*Challenge:*
Write out each line word for word. Drop pictures.
§
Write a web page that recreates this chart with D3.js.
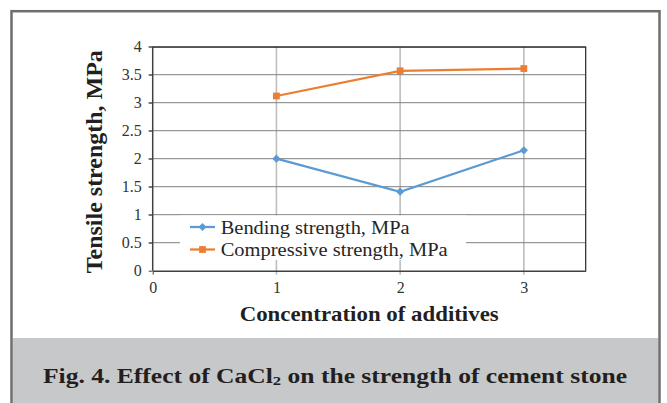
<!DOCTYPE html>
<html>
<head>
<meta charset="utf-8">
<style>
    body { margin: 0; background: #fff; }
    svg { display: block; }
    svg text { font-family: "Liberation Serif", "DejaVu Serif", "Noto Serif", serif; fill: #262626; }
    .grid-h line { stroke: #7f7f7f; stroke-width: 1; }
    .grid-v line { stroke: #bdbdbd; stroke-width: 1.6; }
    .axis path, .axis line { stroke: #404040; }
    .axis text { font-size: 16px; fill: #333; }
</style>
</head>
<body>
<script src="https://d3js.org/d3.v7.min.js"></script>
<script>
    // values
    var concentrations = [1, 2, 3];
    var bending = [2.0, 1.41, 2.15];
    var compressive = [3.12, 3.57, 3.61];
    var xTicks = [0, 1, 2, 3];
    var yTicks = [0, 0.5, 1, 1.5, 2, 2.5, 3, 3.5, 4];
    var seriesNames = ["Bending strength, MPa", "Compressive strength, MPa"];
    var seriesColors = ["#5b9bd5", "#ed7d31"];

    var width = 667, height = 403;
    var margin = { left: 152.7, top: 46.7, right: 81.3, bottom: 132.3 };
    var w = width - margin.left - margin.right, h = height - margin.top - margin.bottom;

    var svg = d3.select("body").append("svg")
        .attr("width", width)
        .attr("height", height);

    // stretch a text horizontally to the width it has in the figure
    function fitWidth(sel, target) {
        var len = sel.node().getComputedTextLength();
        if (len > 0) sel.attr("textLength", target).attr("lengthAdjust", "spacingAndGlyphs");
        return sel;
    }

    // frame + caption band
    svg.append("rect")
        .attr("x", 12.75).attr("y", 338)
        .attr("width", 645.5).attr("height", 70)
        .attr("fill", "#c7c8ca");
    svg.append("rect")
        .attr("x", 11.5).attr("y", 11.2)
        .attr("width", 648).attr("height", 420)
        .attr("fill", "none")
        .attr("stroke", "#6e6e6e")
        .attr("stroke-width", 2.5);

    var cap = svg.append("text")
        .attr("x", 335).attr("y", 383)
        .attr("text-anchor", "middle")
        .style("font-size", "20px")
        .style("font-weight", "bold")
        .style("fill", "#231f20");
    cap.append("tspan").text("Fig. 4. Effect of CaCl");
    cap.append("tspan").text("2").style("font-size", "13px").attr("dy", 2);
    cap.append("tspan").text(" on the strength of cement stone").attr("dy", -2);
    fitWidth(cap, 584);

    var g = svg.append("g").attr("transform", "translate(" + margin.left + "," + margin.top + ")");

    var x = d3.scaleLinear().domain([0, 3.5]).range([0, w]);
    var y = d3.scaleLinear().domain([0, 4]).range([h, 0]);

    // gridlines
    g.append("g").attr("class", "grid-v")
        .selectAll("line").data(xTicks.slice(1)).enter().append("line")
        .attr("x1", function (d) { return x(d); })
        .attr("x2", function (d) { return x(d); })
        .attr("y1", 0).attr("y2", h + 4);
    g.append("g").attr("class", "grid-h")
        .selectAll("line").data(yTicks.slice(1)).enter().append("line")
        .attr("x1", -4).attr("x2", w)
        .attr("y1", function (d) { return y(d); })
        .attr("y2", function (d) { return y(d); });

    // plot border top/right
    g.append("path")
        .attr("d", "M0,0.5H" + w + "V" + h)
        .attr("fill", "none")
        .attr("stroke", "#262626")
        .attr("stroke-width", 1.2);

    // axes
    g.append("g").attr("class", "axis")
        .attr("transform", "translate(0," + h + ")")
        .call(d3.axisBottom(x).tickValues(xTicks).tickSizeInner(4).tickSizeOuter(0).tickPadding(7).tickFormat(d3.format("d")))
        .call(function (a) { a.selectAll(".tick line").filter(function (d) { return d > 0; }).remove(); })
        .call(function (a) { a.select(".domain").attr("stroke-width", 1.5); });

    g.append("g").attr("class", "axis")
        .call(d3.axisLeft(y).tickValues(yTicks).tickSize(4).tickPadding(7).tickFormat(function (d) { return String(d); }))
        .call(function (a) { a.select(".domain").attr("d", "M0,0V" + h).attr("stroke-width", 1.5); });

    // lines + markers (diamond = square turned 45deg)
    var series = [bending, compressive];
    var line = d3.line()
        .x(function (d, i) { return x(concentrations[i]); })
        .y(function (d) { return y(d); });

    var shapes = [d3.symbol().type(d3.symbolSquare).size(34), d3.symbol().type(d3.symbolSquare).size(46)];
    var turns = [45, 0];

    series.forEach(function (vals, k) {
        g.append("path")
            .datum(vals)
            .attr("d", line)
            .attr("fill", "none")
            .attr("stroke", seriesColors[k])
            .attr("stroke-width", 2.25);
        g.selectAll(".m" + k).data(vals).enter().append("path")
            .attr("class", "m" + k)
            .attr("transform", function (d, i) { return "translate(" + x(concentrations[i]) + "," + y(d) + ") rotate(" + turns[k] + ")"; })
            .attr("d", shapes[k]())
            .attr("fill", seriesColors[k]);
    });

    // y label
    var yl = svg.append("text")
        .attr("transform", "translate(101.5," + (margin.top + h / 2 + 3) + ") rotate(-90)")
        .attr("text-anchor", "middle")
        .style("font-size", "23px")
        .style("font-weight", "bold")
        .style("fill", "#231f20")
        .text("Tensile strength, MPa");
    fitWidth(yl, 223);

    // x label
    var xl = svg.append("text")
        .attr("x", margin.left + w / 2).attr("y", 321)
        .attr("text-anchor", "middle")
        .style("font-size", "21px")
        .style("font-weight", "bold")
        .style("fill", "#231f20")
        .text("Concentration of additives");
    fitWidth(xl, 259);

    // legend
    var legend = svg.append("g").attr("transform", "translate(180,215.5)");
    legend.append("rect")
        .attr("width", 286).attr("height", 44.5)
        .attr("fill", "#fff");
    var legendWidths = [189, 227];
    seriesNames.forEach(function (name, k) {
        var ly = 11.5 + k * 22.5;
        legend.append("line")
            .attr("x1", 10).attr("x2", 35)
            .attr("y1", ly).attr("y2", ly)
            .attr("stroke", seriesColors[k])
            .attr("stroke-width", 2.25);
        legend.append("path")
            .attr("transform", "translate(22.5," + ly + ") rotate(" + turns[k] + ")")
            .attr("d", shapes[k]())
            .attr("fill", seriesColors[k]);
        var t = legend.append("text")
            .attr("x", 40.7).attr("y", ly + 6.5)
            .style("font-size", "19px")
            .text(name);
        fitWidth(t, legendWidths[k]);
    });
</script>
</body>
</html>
§
*Written answer:*
Write a web page that recreates this chart with D3.js.
<!DOCTYPE html>
<html>
<head>
<meta charset="utf-8">
<style>
    body { margin: 0; background: #fff; }
    svg { display: block; }
    svg text { font-family: "Liberation Serif", "DejaVu Serif", "Noto Serif", serif; fill: #262626; }
    .grid-h line { stroke: #7f7f7f; stroke-width: 1; }
    .grid-v line { stroke: #bdbdbd; stroke-width: 1.6; }
    .axis path, .axis line { stroke: #404040; }
    .axis text { font-size: 16px; fill: #333; }
</style>
</head>
<body>
<script src="https://d3js.org/d3.v7.min.js"></script>
<script>
    // values
    var concentrations = [1, 2, 3];
    var bending = [2.0, 1.41, 2.15];
    var compressive = [3.12, 3.57, 3.61];
    var xTicks = [0, 1, 2, 3];
    var yTicks = [0, 0.5, 1, 1.5, 2, 2.5, 3, 3.5, 4];
    var seriesNames = ["Bending strength, MPa", "Compressive strength, MPa"];
    var seriesColors = ["#5b9bd5", "#ed7d31"];

    var width = 667, height = 403;
    var margin = { left: 152.7, top: 46.7, right: 81.3, bottom: 132.3 };
    var w = width - margin.left - margin.right, h = height - margin.top - margin.bottom;

    var svg = d3.select("body").append("svg")
        .attr("width", width)
        .attr("height", height);

    // stretch a text horizontally to the width it has in the figure
    function fitWidth(sel, target) {
        var len = sel.node().getComputedTextLength();
        if (len > 0) sel.attr("textLength", target).attr("lengthAdjust", "spacingAndGlyphs");
        return sel;
    }

    // frame + caption band
    svg.append("rect")
        .attr("x", 12.75).attr("y", 338)
        .attr("width", 645.5).attr("height", 70)
        .attr("fill", "#c7c8ca");
    svg.append("rect")
        .attr("x", 11.5).attr("y", 11.2)
        .attr("width", 648).attr("height", 420)
        .attr("fill", "none")
        .attr("stroke", "#6e6e6e")
        .attr("stroke-width", 2.5);

    var cap = svg.append("text")
        .attr("x", 335).attr("y", 383)
        .attr("text-anchor", "middle")
        .style("font-size", "20px")
        .style("font-weight", "bold")
        .style("fill", "#231f20");
    cap.append("tspan").text("Fig. 4. Effect of CaCl");
    cap.append("tspan").text("2").style("font-size", "13px").attr("dy", 2);
    cap.append("tspan").text(" on the strength of cement stone").attr("dy", -2);
    fitWidth(cap, 584);

    var g = svg.append("g").attr("transform", "translate(" + margin.left + "," + margin.top + ")");

    var x = d3.scaleLinear().domain([0, 3.5]).range([0, w]);
    var y = d3.scaleLinear().domain([0, 4]).range([h, 0]);

    // gridlines
    g.append("g").attr("class", "grid-v")
        .selectAll("line").data(xTicks.slice(1)).enter().append("line")
        .attr("x1", function (d) { return x(d); })
        .attr("x2", function (d) { return x(d); })
        .attr("y1", 0).attr("y2", h + 4);
    g.append("g").attr("class", "grid-h")
        .selectAll("line").data(yTicks.slice(1)).enter().append("line")
        .attr("x1", -4).attr("x2", w)
        .attr("y1", function (d) { return y(d); })
        .attr("y2", function (d) { return y(d); });

    // plot border top/right
    g.append("path")
        .attr("d", "M0,0.5H" + w + "V" + h)
        .attr("fill", "none")
        .attr("stroke", "#262626")
        .attr("stroke-width", 1.2);

    // axes
    g.append("g").attr("class", "axis")
        .attr("transform", "translate(0," + h + ")")
        .call(d3.axisBottom(x).tickValues(xTicks).tickSizeInner(4).tickSizeOuter(0).tickPadding(7).tickFormat(d3.format("d")))
        .call(function (a) { a.selectAll(".tick line").filter(function (d) { return d > 0; }).remove(); })
        .call(function (a) { a.select(".domain").attr("stroke-width", 1.5); });

    g.append("g").attr("class", "axis")
        .call(d3.axisLeft(y).tickValues(yTicks).tickSize(4).tickPadding(7).tickFormat(function (d) { return String(d); }))
        .call(function (a) { a.select(".domain").attr("d", "M0,0V" + h).attr("stroke-width", 1.5); });

    // lines + markers (diamond = square turned 45deg)
    var series = [bending, compressive];
    var line = d3.line()
        .x(function (d, i) { return x(concentrations[i]); })
        .y(function (d) { return y(d); });

    var shapes = [d3.symbol().type(d3.symbolSquare).size(34), d3.symbol().type(d3.symbolSquare).size(46)];
    var turns = [45, 0];

    series.forEach(function (vals, k) {
        g.append("path")
            .datum(vals)
            .attr("d", line)
            .attr("fill", "none")
            .attr("stroke", seriesColors[k])
            .attr("stroke-width", 2.25);
        g.selectAll(".m" + k).data(vals).enter().append("path")
            .attr("class", "m" + k)
            .attr("transform", function (d, i) { return "translate(" + x(concentrations[i]) + "," + y(d) + ") rotate(" + turns[k] + ")"; })
            .attr("d", shapes[k]())
            .attr("fill", seriesColors[k]);
    });

    // y label
    var yl = svg.append("text")
        .attr("transform", "translate(101.5," + (margin.top + h / 2 + 3) + ") rotate(-90)")
        .attr("text-anchor", "middle")
        .style("font-size", "23px")
        .style("font-weight", "bold")
        .style("fill", "#231f20")
        .text("Tensile strength, MPa");
    fitWidth(yl, 223);

    // x label
    var xl = svg.append("text")
        .attr("x", margin.left + w / 2).attr("y", 321)
        .attr("text-anchor", "middle")
        .style("font-size", "21px")
        .style("font-weight", "bold")
        .style("fill", "#231f20")
        .text("Concentration of additives");
    fitWidth(xl, 259);

    // legend
    var legend = svg.append("g").attr("transform", "translate(180,215.5)");
    legend.append("rect")
        .attr("width", 286).attr("height", 44.5)
        .attr("fill", "#fff");
    var legendWidths = [189, 227];
    seriesNames.forEach(function (name, k) {
        var ly = 11.5 + k * 22.5;
        legend.append("line")
            .attr("x1", 10).attr("x2", 35)
            .attr("y1", ly).attr("y2", ly)
            .attr("stroke", seriesColors[k])
            .attr("stroke-width", 2.25);
        legend.append("path")
            .attr("transform", "translate(22.5," + ly + ") rotate(" + turns[k] + ")")
            .attr("d", shapes[k]())
            .attr("fill", seriesColors[k]);
        var t = legend.append("text")
            .attr("x", 40.7).attr("y", ly + 6.5)
            .style("font-size", "19px")
            .text(name);
        fitWidth(t, legendWidths[k]);
    });
</script>
</body>
</html>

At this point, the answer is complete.